Devons-nous, dans nos choix éditoriaux, scrupuleusement éviter toute forme, même très implicite, de suspicion à l’égard de l’islam, de méfiance envers les musulmans ? Vous allez me dire oui, je suppose. La loi passe avant la foi. Mais ce principe doit-il, par exemple, nous conduire à ignorer la part que les activités organisées par des organisations religieuses ont dans la vie associative ? Faut-il que nous prenions en compte les disparités culturelles et historiques, dans la fonction, forte, faible ou nulle, donnée à la religion au sein des familles et ainsi à la place respective du privé et du collectif ? Devons-nous considérer, s’ils sont respectueux de la République, les écarts dans le sentiment d’appartenance à la communauté nationale ?
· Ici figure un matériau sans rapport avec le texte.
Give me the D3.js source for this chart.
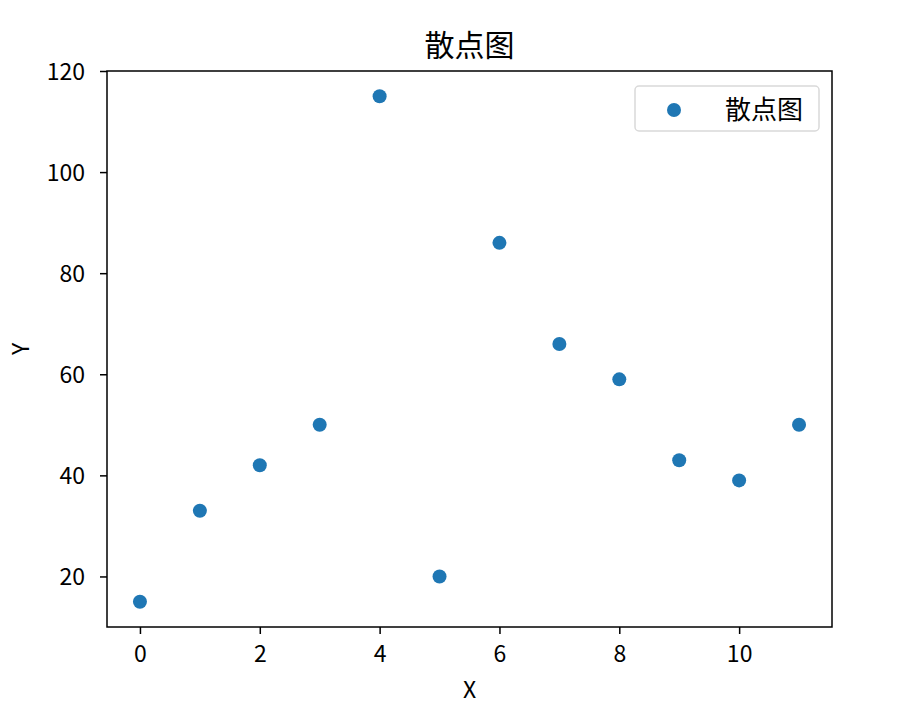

Nous avons l’ambition de parler à la fois à chacun et à tous. Le chemin de crête à suivre est donc étroit, entre un ciblage abusif de nos actions et une indifférence aux différences. Avec l’attention pour les diverses identités de nos concitoyens et l’impératif, pour la communication publique, de produire… du commun, avançons.

Au bout du compte, que vaut notre métier s’il ne contribue pas, avec d’autres, à réduire les fossés ? Usagers pâtissant de la fracture numérique, habitants de quartiers de relégation, oubliés des dérives des médias, citoyens défiants à l’égard des élus : il y a du boulot !

À nous d’amplifier une de nos pratiques : susciter, dans les diverses formes de la communication publique, « l’art de la conversation (1) ». Avec les effets cumulés, dans nos têtes et dans nos existences personnelles et professionnelles, de la crise sanitaire et de la crise économique et sociale, nous vivons un temps d’incertitudes et d’inquiétudes. Elles se renforcent parce que l’obscurantisme nous menace. Gardons donc la farouche conviction que, peut-être plus que jamais, nous pouvons et devons, dans cette pénombre, apporter quelques lumières.


(1) Le politologue Alain Policar écrit : « La conversation transcende les frontières identitaires et elle remplit son rôle ‘’en aidant simplement à s’habituer les uns aux autres”. Elle permet ainsi une éthique de coexistence, laquelle n’exige pas que nous nous comprenions mais seulement que nous nous entendions. » Il cite ainsi le philosophe Kwame Appiah. (Libération, 23 octobre 2020)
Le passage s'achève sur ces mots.